The spinal nerve injection protocol was adopted from Chang et al. (37) and optimized for spinal nerve injection in mice. Three days after baseline thermal behavior was established, mice were anesthetized using isoflurane (induction: 4%; maintenance: 2%) and placed in a prone position. A 3-cm posterior longitudinal skin incision was made at the lumbar segment of the spine.
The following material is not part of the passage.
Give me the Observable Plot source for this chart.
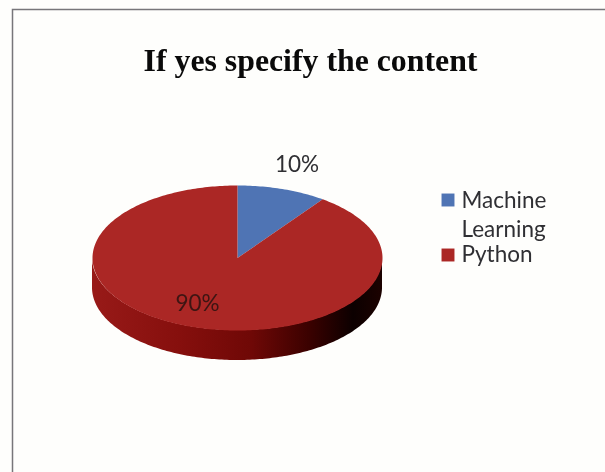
<!DOCTYPE html>
<html>
<head>
<meta charset="utf-8">
<script src="https://cdn.jsdelivr.net/npm/d3@7"></script>
<script src="https://cdn.jsdelivr.net/npm/@observablehq/plot@0.6"></script>
<style>
html,body{margin:0;padding:0;background:#fefefc;overflow:hidden}
svg{display:block;filter:blur(0.45px)}
</style>
</head>
<body>
<div id="chart"></div>
<script>
const titleText = "If yes specify the content";
const categories = ["Machine Learning", "Python"];
const values = [10, 90];
const valueLabels = ["10%", "90%"];
const sliceColors = ["#4f74b4", "#ab2725"];

const depth = 30 / 72.5;
const startDeg = d3.cumsum([0, ...values]).map(v => v * 3.6);
const pt = (deg, lift = 0) => {
  const t = deg * Math.PI / 180;
  return {x: Math.sin(t), y: Math.cos(t), y2: Math.cos(t) - lift};
};
const slices = categories.flatMap((c, i) => {
  const pts = [{x: 0, y: 0, c}];
  for (let a = startDeg[i]; a <= startDeg[i + 1]; a += 1) pts.push({...pt(a), c});
  pts.push({x: 0, y: 0, c});
  return pts;
});
const wall = d3.range(90, 271).map(a => pt(a, depth));

const font = "Lato, 'Open Sans', sans-serif";
const ink = "#2f2f33";
const labelSize = 22.5;
const gradient = () => {
  const ns = "http://www.w3.org/2000/svg";
  const defs = document.createElementNS(ns, "defs");
  const g = document.createElementNS(ns, "linearGradient");
  g.setAttribute("id", "wallShade");
  [[0, "#981a18"], [0.3, "#860f0d"], [0.55, "#6f0806"], [0.75, "#3a0100"], [0.9, "#0c0000"], [1, "#1c0200"]].forEach(([o, col]) => {
    const s = document.createElementNS(ns, "stop");
    s.setAttribute("offset", o);
    s.setAttribute("stop-color", col);
    g.appendChild(s);
  });
  defs.appendChild(g);
  return defs;
};
const legendText = (text, dx, dy) => Plot.text([text], {
  frameAnchor: "top-left", dx, dy, textAnchor: "start", lineAnchor: "middle",
  fontSize: labelSize, fontFamily: font, fill: ink
});
const swatch = (i, dx, dy) => Plot.dot([categories[i]], {
  frameAnchor: "top-left", dx, dy, symbol: "square", r: 7.3, fill: d => d, stroke: "none"
});

const chart = Plot.plot({
  width: 605,
  height: 472,
  margin: 0,
  x: {domain: [-1, 1], range: [92, 382], axis: null},
  y: {domain: [-1, 1], range: [330, 185], axis: null},
  color: {domain: categories, range: sliceColors},
  style: {background: "transparent", overflow: "hidden"},
  marks: [
    gradient,
    Plot.frame({insetLeft: 12, insetTop: 9, insetRight: -6, insetBottom: -6, stroke: "#77767a", strokeWidth: 1.5}),
    Plot.areaY(wall, {x: "x", y1: "y", y2: "y2", fill: "url(#wallShade)"}),
    Plot.line(slices, {x: "x", y: "y", z: "c", fill: "c", stroke: null}),
    Plot.text([valueLabels[0]], {x: () => 0.41, y: () => 1.28, fontSize: labelSize, fontFamily: font, fill: ink}),
    Plot.text([valueLabels[1]], {x: () => -0.276, y: () => -0.63, fontSize: labelSize, fontFamily: font, fill: "#3d1513"}),
    Plot.text([titleText], {
      frameAnchor: "top-left", dx: 310, dy: 60, textAnchor: "middle", lineAnchor: "middle",
      fontSize: 31.8, fontWeight: "bold", fontFamily: "'Liberation Serif', serif", fill: "#0a0a0a"
    }),
    swatch(0, 447.5, 199.5),
    swatch(1, 447.5, 254.5),
    legendText("Machine", 461, 200),
    legendText("Learning", 461, 229),
    legendText("Python", 461, 254)
  ]
});
document.getElementById("chart").appendChild(chart);
</script>
</body>
</html>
The ipsilateral paraspinal muscles were carefully separated, using a pair of sterile toothpicks, from their attachments at the L4 to S1 levels of the vertebral column.A total of 1.5 ml of polyethylenimine–short hairpin RNA (shRNA) plasmid DNA polyplexes at an N/P ratio of 6 was slowly injected directly in the spinal nerve of the right hind paw using a syringe connected to a 26-gauge needle. After injection, the needle was held at the spinal nerve for 1 min to prevent leakage.

Abstract

Voltage-dependent sodium (NaV) 1.8 channels regulate action potential generation in nociceptive neurons, identifying them as putative analgesic targets. Here, we show that NaV1.8 channel plasma membrane localization, retention, and stability occur through a direct interaction with the postsynaptic density-95/discs large/zonula occludens-1–and WW domain–containing scaffold protein called membrane-associated guanylate kinase with inverted orientation (Magi)-1. The neurophysiological roles of Magi-1 are largely unknown, but we found that dorsal root ganglion (DRG)–specific knockdown of Magi-1 attenuated thermal nociception and acute inflammatory pain and produced deficits in NaV1.8 protein expression. A competing cell-penetrating peptide mimetic derived from the NaV1.8 WW binding motif decreased sodium currents, reduced NaV1.8 protein expression, and produced hypoexcitability. Remarkably, a phosphorylated variant of the very same peptide caused an opposing increase in NaV1.8 surface expression and repetitive firing. Likewise, in vivo, the peptides produced diverging effects on nocifensive behavior. Additionally, we found that Magi-1 bound to sequence like a calcium-activated potassium channel sodium-activated (Slack) potassium channels, demonstrating macrocomplexing with NaV1.8 channels. Taken together, these findings emphasize Magi-1 as an essential scaffold for ion transport in DRG neurons and a central player in pain.